Yes, upgrades, travel to and from to inspect, tools, your accountant, etc. There are many tax deductions for landlords.

https://www.canada.ca/content/dam/cra-arc/formspubs/pbg/t776/t776-fill-17e.pdf

https://www.canada.ca/en/revenue-ag...state-rentals/rental-expenses-you-deduct.html

https://www.canada.ca/en/revenue-ag...ns/publications/t4036/rental-income-2016.html


----------



## gardner (Feb 13, 2014)

Just a Guy said:


> There are many tax deductions for landlords.


Sure. But the title of the thread is "Rental Property Mortgage Interest Deduction" -- so my take was that Mortgage Interest was the focus.
I'm not aware that mortgage interest deductibility is contingent on the number of properties owned.


----------



## Just a Guy (Mar 27, 2012)

There used to be a rule, back when I started, that owning less than 3 properties, the government didn't consider you to be in the "business" of rental properties, so they limited the deductions available...

That rule could have been overturned, I've been a landlord a long time and I've always hired an accountant to deal with the taxes, not to mention I'm well over 3 properties.


----------



## Numbersman61 (Jan 26, 2015)

Just a Guy said:


> There used to be a rule, back when I started, that owning less than 3 properties, the government didn't consider you to be in the "business" of rental properties, so they limited the deductions available...
> 
> That rule could have been overturned, I've been a landlord a long time and I've always hired an accountant to deal with the taxes, not to mention I'm well over 3 properties.


There has never been such a rule regarding interest deductibility. The one rule you must remember is that you cannot create a loss from your rental property by claiming capital cost allowance. First you deduct all cash expenses (including mortgage interest) related to the rental property. Then you deduct CCA expense up to extent of the remaking profit.


----------



## Just a Guy (Mar 27, 2012)

I never said the rule applied to interest deductions, I said it applied to getting all the deductions.


----------



## Solidify (May 8, 2017)

Just a Guy said:


> Depends on your tax bracket and I believe the number of properties you own. It used to be you needed to own at least three properties to qualify for all the deductions available to landlords.


We are four tenants in common on this single rental property. We don't own any other rental properties. This rental property in question is a quadplex (we live in the main dwelling and rent out the other 3).
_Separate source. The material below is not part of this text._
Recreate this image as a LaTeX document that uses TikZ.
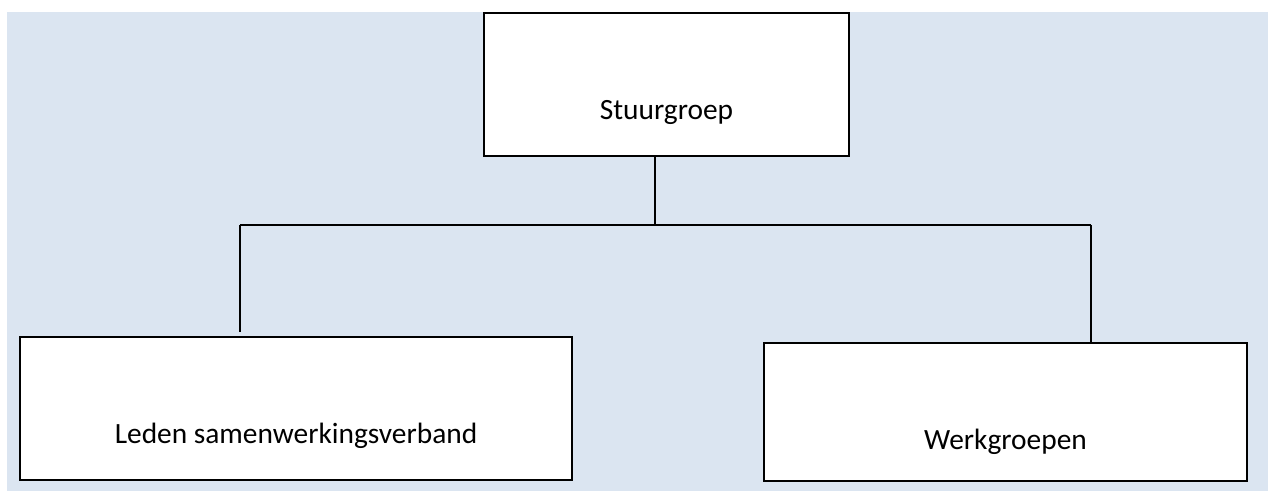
\documentclass[tikz,border=0pt]{standalone}
\usepackage{fontspec}
\setmainfont{Carlito}
\definecolor{bgblue}{RGB}{219,229,241}

\begin{document}
\begin{tikzpicture}[x=0.5pt,y=-0.5pt,line width=1pt]
  \tikzstyle{unit}=[draw=black,fill=white,inner sep=0pt,anchor=north west,
    text height=53pt,font=\fontsize{14.7}{17}\selectfont]

  \useasboundingbox (0,0) rectangle (1268,491);
  \fill[bgblue] (7,12) rectangle (1268,491);

  \node[unit,minimum width=182.5pt,text depth=18.5pt] at (483,12.5) (stuur) {Stuurgroep};

  \node[unit,minimum width=276pt,text depth=18.5pt] at (19,336) (leden) {Leden samenwerkingsverband};

  \node[unit,minimum width=241.5pt,text depth=16pt] at (763,342) (werk) {Werkgroepen};

  \coordinate (fork) at (655,225);
  \coordinate (forkl) at (240,225);
  \coordinate (forkr) at (1091,225);

  \draw (stuur.south -| fork) -- (fork);
  \draw (forkl) -- (forkr);
  \draw (forkl) -- ([yshift=2pt]forkl |- leden.north);
  \draw (forkr) -- (forkr |- werk.north);

\end{tikzpicture}
\end{document}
Assuming we all know our tax bracket, how do I calculate the return we'd get from the deducted interest? An example would help.


----------



## nobleea (Oct 11, 2013)

Solidify said:


> We are four tenants in common on this single rental property. We don't own any other rental properties. This rental property in question is a quadplex (we live in the main dwelling and rent out the other 3).
> 
> Assuming we all know our tax bracket, how do I calculate the return we'd get from the deducted interest? An example would help.


Assuming you're well in to your current marginal bracket, then interest*marginal rate=reduction in taxes.
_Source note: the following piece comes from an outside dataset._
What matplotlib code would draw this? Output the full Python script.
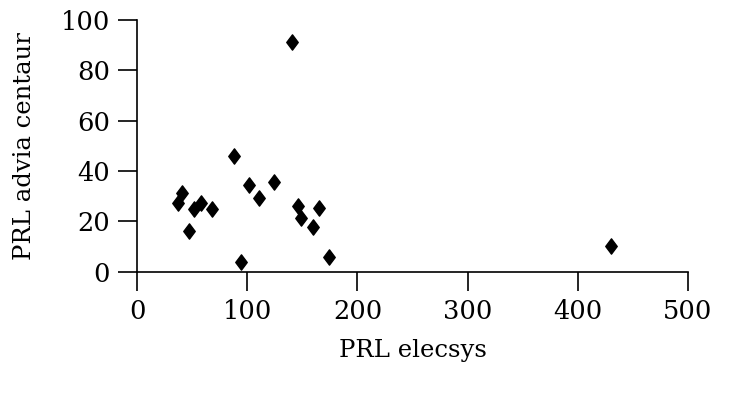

If the interest amount if big enough, or your closer to the lower end of your current marginal tax rate, then it could be lower as some of the deduction would be at the current rate and some would be at the marginal tax rate below.
So if you're in the 40% marginal tax rate, you'd get back $2300 (assuming no refunds are taxes due from other reasons).
Certainly helps if your rental income exceeds all the deductions you are claiming on it (interest, utilities, insurance, etc).


----------



## Pluto (Sep 12, 2013)

I think it would go something like this:

1. Calculate the % of the property rented out. Lets say 75% because you live in one unit, but only you would really know the exact %. this is just an example. You can't deduct interest expense for the % of the property you live in. 
2. 75% of 5760 = 4320
3. In this example, 4320 should be deducable from income as an expense. Stated another way, it reduces your taxable income by 4320.


----------



## Just a Guy (Mar 27, 2012)

Well, that would be an overall savings, then you need to take into consideration the ownership percentage...and divide it up by that. Don't forget you also need to claim the income.


----------